Koman listed two reasons in particular why the opportunity in those regions made sense. One is the comfort from its corporate base, which identified those opportunities, and insight provided by local and regional developers that ElmTree works with.

“[Local and regional developers] bring up opportunities and there are markets that we feel have that investment criteria on the mission criticality, strategic importance, the corporation, and the real estate location, he said.

“It kind of, in a lot of ways, matches up those opportunities for us, and that’s where we look to transact.”

In the second quarter, it acquired another industrial space in the Midwest, amounting to 400,000 square feet.
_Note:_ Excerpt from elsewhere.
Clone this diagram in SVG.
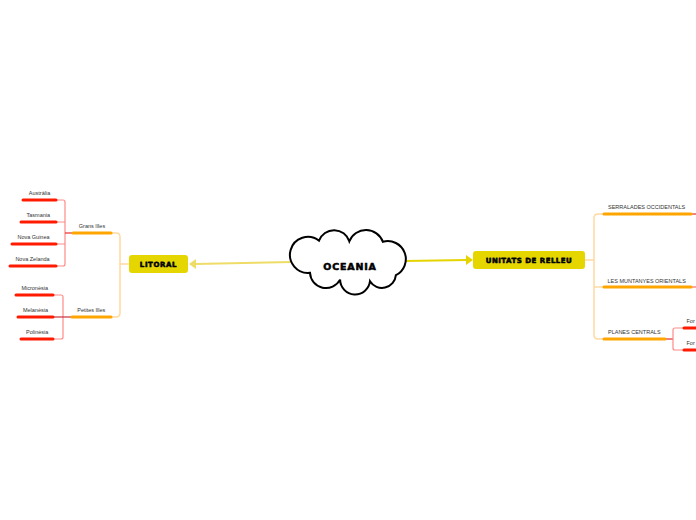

And in the first three months of the year, ElmTree added two other industrial properties to its portfolio, taking up another 870,000 square feet, collectively.

While the company did not reveal any specific cities in its acquisition announcements, Koman noted that it namely is focusing on areas including Denver, Austin, San Antonio, Houston, Salt Lake City, Portland, Seattle, and Phoenix.

But because cap rates have shot up, Koman admitted the company has shied away from California, even though there are opportunities.

ElmTree, which operates 249 properties in 35 states, has not seen big rent increases, with vacancies rising.

“Vacancy rates have ticked up due to all the construction starts,” Koman said, as he expects deliveries to continue into 2025.

But the executive is bullish going forward, and added that everything will be “slowly absorbed because the construction we believe in what our trends and our data points have shown over the last 12 months has remained low.”

As that happens, Koman thinks vacancy rates will drop in 2025. Plus, according to Koman, leasing demand should be strong.

That will allow the company to explore more opportunities in the marketplace, he added.

Particularly, ElmTree is seeing a need from tenants to build suit facilities. Koman attributes this to consumer demand, especially from last-mile delivery.

“We think that growth in e-commerce-based food delivery is driving a lot of that, and also where people are starting to specialize and want to maintain and control their inventory in better fashions due to the increased automation,” he said.

Additionally, ElmTree wants to expand in the data center sector. In 2024, Koman projects that his private equity firm will have completed more than $1 billion worth of transactions.